Reconhecendo a importância dessas populações, o MPF promove uma campanha de valorização dos povos e comunidades tradicionais do Brasil. A iniciativa busca ampliar o conhecimento da sociedade sobre esses grupos, seus direitos e os desafios enfrentados na luta pela manutenção de seus territórios e modos de vida. A ação destaca a pluralidade cultural e social dessas comunidades e reforça a necessidade de políticas públicas para garantir sua sobrevivência e o respeito às suas tradições.
Em 2023, o MPF buscou o reconhecimento das comunidades tradicionais afetadas pela criação do Parque Estadual da Serra do Cabral (MG), no município de Buenópolis, especialmente as que exercem atividade de apanhadoras de flores sempre-vivas. O pedido foi feito em recomendação encaminhada ao Instituto Estadual de Florestas de Minas Gerais (IEF/MG), à gerência do Parque Estadual e à Polícia Militar, a fim de garantir os direitos tradicionais da “panha de flores”.
Em entrevista ao Portal do MPF, o autor da recomendação, procurador da República Helder Magno, destaca o papel dos povos tradicionais na proteção do meio ambiente e reforça a necessidade de conhecer e ouvir essas populações para elaborar políticas públicas efetivas.
Qual o papel das comunidades tradicionais na preservação da biodiversidade e como os conhecimentos ancestrais contribuem para práticas sustentáveis no uso dos recursos naturais?
Penso que o modo de viver, fazer e criar das comunidades tradicionais, no mais das vezes, inclui práticas preservacionistas, seja por motivos ligados à religiosidade/espiritualidade, seja pelo senso comunitário, seja, ainda, pelo conhecimento da finitude, ou mesmo da escassez, dos recursos naturais.
Como as políticas públicas e o reconhecimento dos direitos territoriais podem fortalecer a participação dos povos tradicionais no desenvolvimento sustentável do país?

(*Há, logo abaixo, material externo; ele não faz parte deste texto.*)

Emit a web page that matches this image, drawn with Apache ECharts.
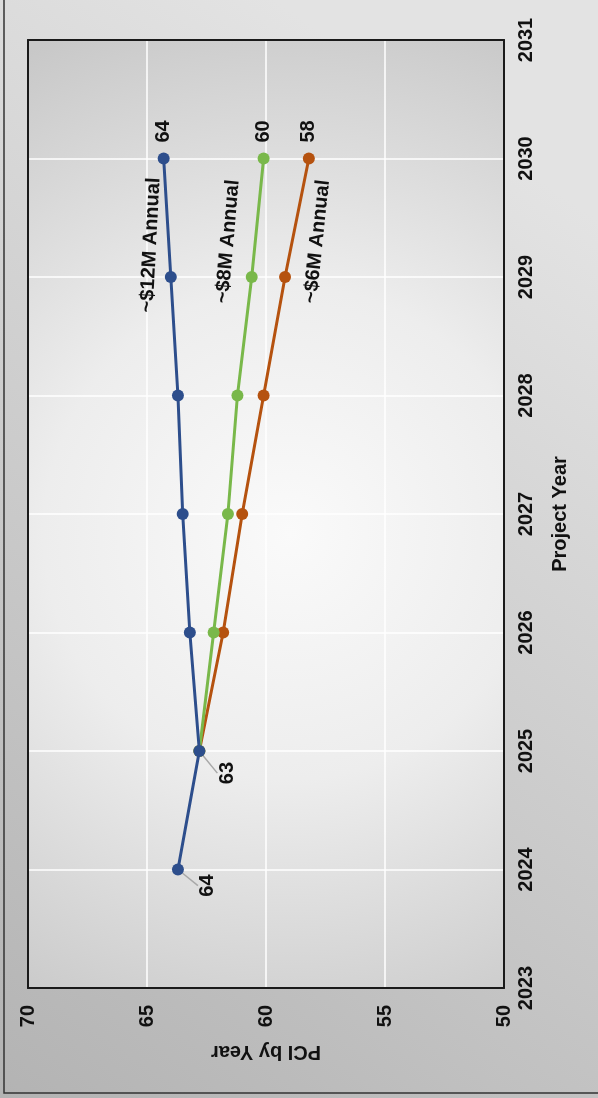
<!DOCTYPE html>
<html><head><meta charset="utf-8">
<script src="https://cdn.jsdelivr.net/npm/echarts@6/dist/echarts.min.js"></script>
<style>html,body{margin:0;padding:0;width:598px;height:1098px;overflow:hidden}#c{width:598px;height:1098px}</style>
</head><body><div id="c"></div><script>
// ---- data ----
const blueYears = [2024, 2025, 2026, 2027, 2028, 2029, 2030];
const blueValues = [63.7, 62.8, 63.2, 63.5, 63.7, 64.0, 64.3];
const greenYears = [2025, 2026, 2027, 2028, 2029, 2030];
const greenValues = [62.8, 62.2, 61.6, 61.2, 60.6, 60.1];
const orangeYears = [2025, 2026, 2027, 2028, 2029, 2030];
const orangeValues = [62.8, 61.8, 61.0, 60.1, 59.2, 58.2];
const seriesNames = ['~$12M Annual', '~$8M Annual', '~$6M Annual'];
const yearTicks = {min: 2023, max: 2031, interval: 1};
const pciTicks = {min: 50, max: 70, interval: 5};
// annotation anchors for series-name text (in data space)
const nameNotes = [
  {value: 64.85, year: 2029.27, rotate: 87},
  {value: 61.6, year: 2029.3, rotate: 85},
  {value: 57.85, year: 2029.3, rotate: 84}
];

const FONT = 'Liberation Sans';
const colors = ['#2d4e8c', '#79b84a', '#b5520f'];

function pts(vals, yrs) { return vals.map((v, i) => [v, yrs[i]]); }

const endLabel = {
  show: true, rotate: 90, position: 'top', distance: 10,
  align: 'left', verticalAlign: 'middle',
  fontFamily: FONT, fontWeight: 'bold', fontSize: 20, color: '#111',
  formatter: p => Math.round(p.value[0])
};

function buildData(vals, yrs, extraLabels) {
  return pts(vals, yrs).map((d, i) => {
    const item = {value: d, label: {show: false}, labelLine: {show: false}};
    if (i === vals.length - 1) item.label = endLabel;
    if (extraLabels && extraLabels.includes(i)) {
      item.label = {
        show: true, rotate: 90, position: 'bottom', distance: 5,
        align: 'right', verticalAlign: 'middle',
        fontFamily: FONT, fontWeight: 'bold', fontSize: 20, color: '#111',
        formatter: p => Math.round(p.value[0])
      };
      item.labelLine = {show: true, lineStyle: {color: '#a8a8a8', width: 1.5}};
    }
    return item;
  });
}

function notePoint(idx) {
  const n = nameNotes[idx];
  return {
    symbol: 'circle', symbolSize: 1,
    itemStyle: {color: 'rgba(0,0,0,0)'},
    label: {show: true, position: 'inside', rotate: n.rotate,
      fontFamily: FONT, fontWeight: 'bold', fontSize: 20, color: '#111',
      formatter: seriesNames[idx]},
    data: [{coord: [n.value, n.year]}]
  };
}

const labelStyle = {fontFamily: FONT, fontWeight: 'bold', fontSize: 20, color: '#111'};
const frameLine = {show: true, onZero: false, lineStyle: {color: '#1a1a1a', width: 2}};

const chart = echarts.init(document.getElementById('c'));
chart.setOption({
  backgroundColor: {type: 'linear', x: 1, y: 0.2, x2: 0, y2: 1,
    colorStops: [{offset: 0, color: '#e3e3e3'}, {offset: 1, color: '#b3b3b3'}]},
  animation: false,
  graphic: [{type: 'rect', shape: {x: 4, y: -10, width: 700, height: 1103},
    style: {fill: 'none', stroke: '#333', lineWidth: 1.5}, silent: true}],
  grid: {left: 28, right: 94, top: 40, bottom: 110, show: true,
    borderWidth: 0,
    backgroundColor: {type: 'radial', x: 0.55, y: 0.52, r: 1.15,
      colorStops: [{offset: 0, color: '#fafafa'}, {offset: 0.45, color: '#ededed'}, {offset: 1, color: '#c8c8c8'}]}},
  xAxis: [{type: 'value', position: 'bottom', inverse: true,
    min: pciTicks.min, max: pciTicks.max, interval: pciTicks.interval,
    name: 'PCI by Year', nameLocation: 'middle', nameRotate: 180, nameGap: 54,
    nameTextStyle: labelStyle,
    axisLine: frameLine, axisTick: {show: false},
    axisLabel: Object.assign({rotate: 90, margin: 17}, labelStyle),
    splitLine: {show: true, lineStyle: {color: '#ffffff', width: 1.5}}},
    {type: 'value', position: 'top', inverse: true,
    min: pciTicks.min, max: pciTicks.max, interval: pciTicks.interval,
    axisLine: frameLine, axisTick: {show: false}, axisLabel: {show: false}, splitLine: {show: false}}],
  yAxis: [{type: 'value', position: 'right',
    min: yearTicks.min, max: yearTicks.max, interval: yearTicks.interval,
    name: 'Project Year', nameLocation: 'middle', nameRotate: 90, nameGap: 46,
    nameTextStyle: labelStyle,
    axisLine: frameLine, axisTick: {show: false},
    axisLabel: Object.assign({rotate: 90, margin: 12, formatter: v => String(v)}, labelStyle),
    splitLine: {show: true, lineStyle: {color: '#ffffff', width: 1.5}}},
    {type: 'value', position: 'left',
    min: yearTicks.min, max: yearTicks.max, interval: yearTicks.interval,
    axisLine: frameLine, axisTick: {show: false}, axisLabel: {show: false}, splitLine: {show: false}}],
  series: [
    {name: seriesNames[2], type: 'line', data: buildData(orangeValues, orangeYears),
      symbol: 'circle', symbolSize: 12, lineStyle: {color: colors[2], width: 3},
      itemStyle: {color: colors[2]}, z: 2, markPoint: notePoint(2)},
    {name: seriesNames[1], type: 'line', data: buildData(greenValues, greenYears),
      symbol: 'circle', symbolSize: 12, lineStyle: {color: colors[1], width: 3},
      itemStyle: {color: colors[1]}, z: 3, markPoint: notePoint(1)},
    {name: seriesNames[0], type: 'line', data: buildData(blueValues, blueYears, [0, 1]),
      symbol: 'circle', symbolSize: 12, lineStyle: {color: colors[0], width: 3},
      itemStyle: {color: colors[0]}, z: 4, markPoint: notePoint(0),
      // dx/dy act in the rotated label frame: local dx = -screen dy, local dy = screen dx
      labelLayout: function (p) {
        if (p.dataIndex === 0) return {dx: 6, dy: 30};
        if (p.dataIndex === 1) return {dx: 0, dy: 28};
        return {};
      }}
  ]
});
</script></body></html>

As políticas públicas precisam ser construídas com a escuta dos povos tradicionais. Devem respeitar o direito à consulta prévia. Um exemplo de política pública que tem falhado nisso foi e continua sendo a criação de unidades de conservação em sobreposição a territórios de comunidades tradicionais. No caso das flores sempre-vivas, as comunidades, pelo seu conhecimento tradicional, sabem da necessidade do uso do fogo, no tempo apropriado, para garantir a rebrota no ano seguinte. Fazem isso de forma controlada. O impedimento da colheita das sempre-vivas é outra forma de violação desse saber tradicional, que também facilita a ocorrência de incêndios naturais ou acidentais.

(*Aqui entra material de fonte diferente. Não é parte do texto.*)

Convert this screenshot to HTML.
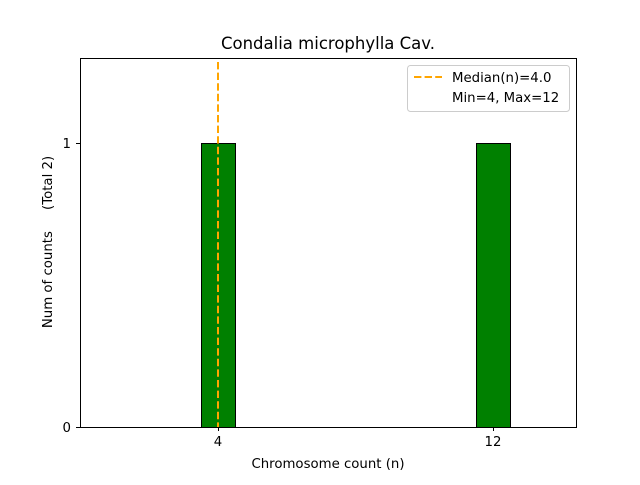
<!DOCTYPE html>
<html><head><style>body{margin:0;background:#fff}</style></head><body>
<svg width="640" height="480" xmlns="http://www.w3.org/2000/svg" font-family="DejaVu Sans, Liberation Sans, sans-serif">
<rect width="640" height="480" fill="#fff"/>
<text x="328" y="49" font-size="16.5" text-anchor="middle">Condalia microphylla Cav.</text>
<rect x="201.5" y="143.5" width="34" height="284" fill="#008000" stroke="#000" stroke-width="1"/>
<rect x="476.5" y="143.5" width="34" height="284" fill="#008000" stroke="#000" stroke-width="1"/>
<line x1="218" y1="62" x2="218" y2="427" stroke="#FFA500" stroke-width="2" stroke-dasharray="7.4,3.2"/>
<rect x="80.5" y="58.5" width="496" height="369" fill="none" stroke="#000" stroke-width="1"/>
<g stroke="#000"><line x1="76" y1="143.5" x2="80" y2="143.5"/><line x1="76" y1="427.5" x2="80" y2="427.5"/>
<line x1="218.5" y1="427" x2="218.5" y2="431"/><line x1="493.5" y1="427" x2="493.5" y2="431"/></g>
<g font-size="13.3"><text x="71" y="148" text-anchor="end">1</text><text x="71" y="432" text-anchor="end">0</text>
<text x="218" y="446" text-anchor="middle">4</text><text x="493" y="446" text-anchor="middle">12</text>
<text x="328" y="468" text-anchor="middle">Chromosome count (n)</text>
<text transform="translate(52,242) rotate(-90)" text-anchor="middle" xml:space="preserve">Num of counts     (Total 2)</text></g>
<rect x="407.5" y="65.5" width="162" height="46" rx="3" fill="#fff" stroke="#ccc"/>
<line x1="414" y1="77" x2="442" y2="77" stroke="#FFA500" stroke-width="2" stroke-dasharray="7.4,3.2"/>
<g font-size="13.3"><text x="452" y="82">Median(n)=4.0</text><text x="452" y="102">Min=4, Max=12</text></g>
</svg>
</body></html>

Quais são os principais desafios para garantir a proteção dessa pluralidade e assegurar que o direito à autodeterminação seja respeitado?

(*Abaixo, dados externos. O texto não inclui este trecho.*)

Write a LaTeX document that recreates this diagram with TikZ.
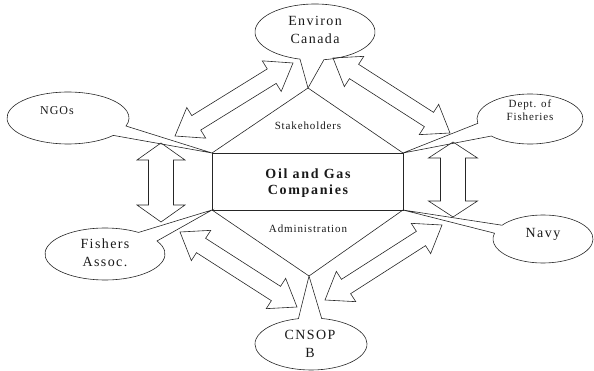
\documentclass[tikz,border=0pt]{standalone}
\usepackage{fontspec}
\setmainfont{Liberation Serif}
\usetikzlibrary{calc}
\newcommand\blockarrow[7]{%
  \pgfmathsetmacro\baang{atan2(#2-#4,#3-#1)}%
  \pgfmathsetmacro\balen{veclen(#3-#1,#4-#2)}%
  \begin{scope}[shift={(#1,#2)}, rotate=\baang]
    \draw[shp] (0,0) -- (#7,#6/2) -- (#7,#5/2) -- (\balen-#7,#5/2) -- (\balen-#7,#6/2)
      -- (\balen,0) -- (\balen-#7,-#6/2) -- (\balen-#7,-#5/2) -- (#7,-#5/2) -- (#7,-#6/2) -- cycle;
  \end{scope}}
\newcommand\callout[7]{%
  \draw[shp] ({#1+#3*cos(#5)},{#2+#4*sin(#5)})
    arc[start angle=#5, end angle=#6, x radius=#3, y radius=#4] -- (#7) -- cycle;}
\begin{document}
\begin{tikzpicture}[x=1pt,y=-1pt,
  shp/.style={draw=black!85, line width=0.6pt, line join=miter},
  lbl/.style={inner sep=0pt, align=center, text=black!90},
  big/.style={font={\fontsize{14}{18}\selectfont\addfontfeature{LetterSpace=10}}},
  mid/.style={font={\fontsize{12}{15}\selectfont\addfontfeature{LetterSpace=8}}},
  sml/.style={font={\fontsize{11}{13}\selectfont\addfontfeature{LetterSpace=8}}}]
\useasboundingbox (0,0) rectangle (594,371);
\coordinate (tl) at (212,153);
\coordinate (tr) at (403,153);
\coordinate (bl) at (212,210);
\coordinate (br) at (403,210);
\coordinate (top) at (308,88);
\coordinate (bot) at (309,276);
% hexagon and central box
\draw[shp] (tl) rectangle (br);
\draw[shp] (tl) -- (top) -- (tr);
\draw[shp] (bl) -- (bot) -- (br);
% callouts
\callout{315}{32}{60}{28}{104.5}{441.4}{top}
\callout{68}{118}{61}{26}{42}{378}{tl}
\callout{530}{119}{53}{25}{170}{497}{tr}
\callout{105}{254}{60}{26}{-30}{304}{bl}
\callout{543}{239}{50}{24}{215}{554}{br}
\callout{311}{344}{56}{26}{281}{617}{bot}
% block arrows
\blockarrow{161}{143}{161}{222}{25}{48}{17}
\blockarrow{453}{142}{453}{217}{25}{49}{16}
\blockarrow{175}{136}{293}{63}{17}{36}{25}
\blockarrow{333}{58}{450}{133}{17}{36}{25}
\blockarrow{180}{232}{297}{307}{17}{36}{25}
\blockarrow{325}{300}{442}{225}{17}{36}{25}
% texts
\node[lbl,big] (env) at (315,30) {Environ\\Canada};
\node[lbl,mid] (ngo) at (57,111) {NGOs};
\node[lbl,sml] (dept) at (530,110) {Dept. of\\Fisheries};
\node[lbl,big] (fish) at (105,253) {Fishers\\Assoc.};
\node[lbl,big] (navy) at (543,234) {Navy};
\node[lbl,big] (cnsop) at (310,344) {CNSOP\\B};
\node[lbl,font={\fontsize{14}{16}\selectfont\bfseries\addfontfeature{LetterSpace=12}}] (oil) at (308,183) {Oil and Gas\\Companies};
\node[lbl,sml] (stake) at (308,126) {Stakeholders};
\node[lbl,sml] (admin) at (308,229) {Administration};
\end{tikzpicture}
\end{document}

O maior desafio é aprender a respeitar a diversidade existente. É não tentar impor o modo de um povo indígena a um povo cigano, por exemplo. O reconhecimento da pluralidade é essencial. Outro desafio é abandonar a lógica colonial da tutela: não se pode achar que o procurador da República sabe qual a solução para essa ou aquela comunidade, ou que o que deu certo em uma vai ser aplicável a todas. É preciso disponibilidade para ouvir. E ouvir no tempo e modo de cada povo ou comunidade.